Ep. 155- Papale papale -"Apocalisse"
Benedetto XVI, udienza generale 5 settembre 2012
Oggi vorrei parlare della preghiera nel Libro dell’Apocalisse, che, come sapete, è l’ultimo del Nuovo Testamento. E’ un libro difficile, ma che contiene una grande ricchezza. Esso ci mette in contatto con la preghiera viva e palpitante dell’assemblea cristiana, radunata «nel giorno del Signore» (Ap 1,10): è questa infatti la traccia di fondo in cui si muove il testo.
(...) Cari amici, l’Apocalisse ci presenta una comunità riunita in preghiera, perché è proprio nella preghiera che avvertiamo in modo sempre crescente la presenza di Gesù con noi e in noi. Quanto più e meglio preghiamo con costanza, con intensità, tanto più ci assimiliamo a Lui, ed Egli entra veramente nella nostra vita e la guida, donandole gioia e pace. E quanto più noi conosciamo, amiamo e seguiamo Gesù, tanto più sentiamo il bisogno di fermarci in preghiera con Lui, ricevendo serenità, speranza e forza nella nostra vita. Grazie per l’attenzione.
Giovanni XXIII, allocuzione agli alunni dei Seminari e collegi ecclesiastici di Roma 28 gennaio 1960
Il secondo pensiero vi invita alle solide delizie della Sacra Scrittura: Accipite librum, et devorate illum.
La figura profetica dell'Apocalisse vi sia sempre davanti agli occhi: è l'Angelo del mare e della terra che, su invito della voce dal cielo, porge a voi, come a Giovanni Apostolo, il Libro sacro. Quale efficace simbolo della Chiesa, che si estende su tutti i continenti, e che vi porge il suo tesoro prezioso!
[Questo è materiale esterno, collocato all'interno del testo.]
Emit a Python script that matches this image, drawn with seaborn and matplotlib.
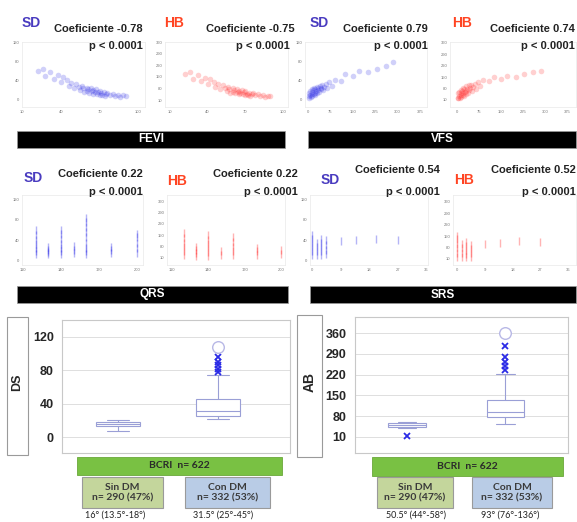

Nel Libro è segnata per ciascuno la voluntas Dei: vi è indicata la direzione della vita, e il segreto del successo di ogni buon apostolato, che non è mai frenetico di risultati umani, i quali possono anche mancare. Vedete infatti come agisce la Chiesa: coi suoi Concili, coi Sinodi, con le prescrizioni canoniche essa semina in un secolo, e raccoglie nei secoli successivi.
Francesco, Angelus 1 novembre 2015
Nella liturgia, il Libro dell’Apocalisse richiama una caratteristica essenziale dei santi e dice così: essi sono persone che appartengono totalmente a Dio. Li presenta come una moltitudine immensa di “eletti”, vestiti di bianco e segnati dal “sigillo di Dio” (cfr 7,2-4.9-14). Mediante quest’ultimo particolare, con linguaggio allegorico viene sottolineato che i santi appartengono a Dio in modo pieno ed esclusivo, sono sua proprietà. E che cosa significa portare il sigillo di Dio nella propria vita e nella propria persona? Ce lo dice ancora l’apostolo Giovanni: significa che in Gesù Cristo siamo diventati veramente figli di Dio (cfr 1 Gv 3,1-3).
Siamo consapevoli di questo grande dono? Tutti siamo figli di Dio!
Giovanni Paolo II, udienza generale 3 luglio 1991
“Chi ci separerà dall’amore di Cristo?”. La risposta è decisa: nulla “potrà mai separarci dall’amore di Dio, in Cristo Gesù, nostro Signore” (Rm 8, 35.39). Pertanto l’auspicio di Paolo è che abbondiamo “nella speranza per virtù dello Spirito Santo” (Rm 15, 13). Radica qui l’ottimismo cristiano: ottimismo sul destino del mondo, sulla possibilità di salvezza dell’uomo in tutti i tempi, anche nei più difficili e duri, sullo sviluppo della storia verso la glorificazione perfetta di Cristo (“Egli mi glorificherà”: Gv 16, 14), e la partecipazione piena dei credenti alla gloria dei figli di Dio.
Con questa prospettiva il cristiano può tener levato il capo e associarsi all’invocazione che secondo l’Apocalisse è il sospiro più profondo, suscitato nella storia dallo Spirito Santo: “Lo Spirito e la Sposa dicono: Vieni!” (Ap 22, 17). Ed ecco l’invito finale dell’Apocalisse e del Nuovo Testamento: “Chi ascolta, ripeta: Vieni! Chi ha sete, venga, chi vuole, attinga gratuitamente l’acqua della vita . . . Vieni, Signore Gesù!”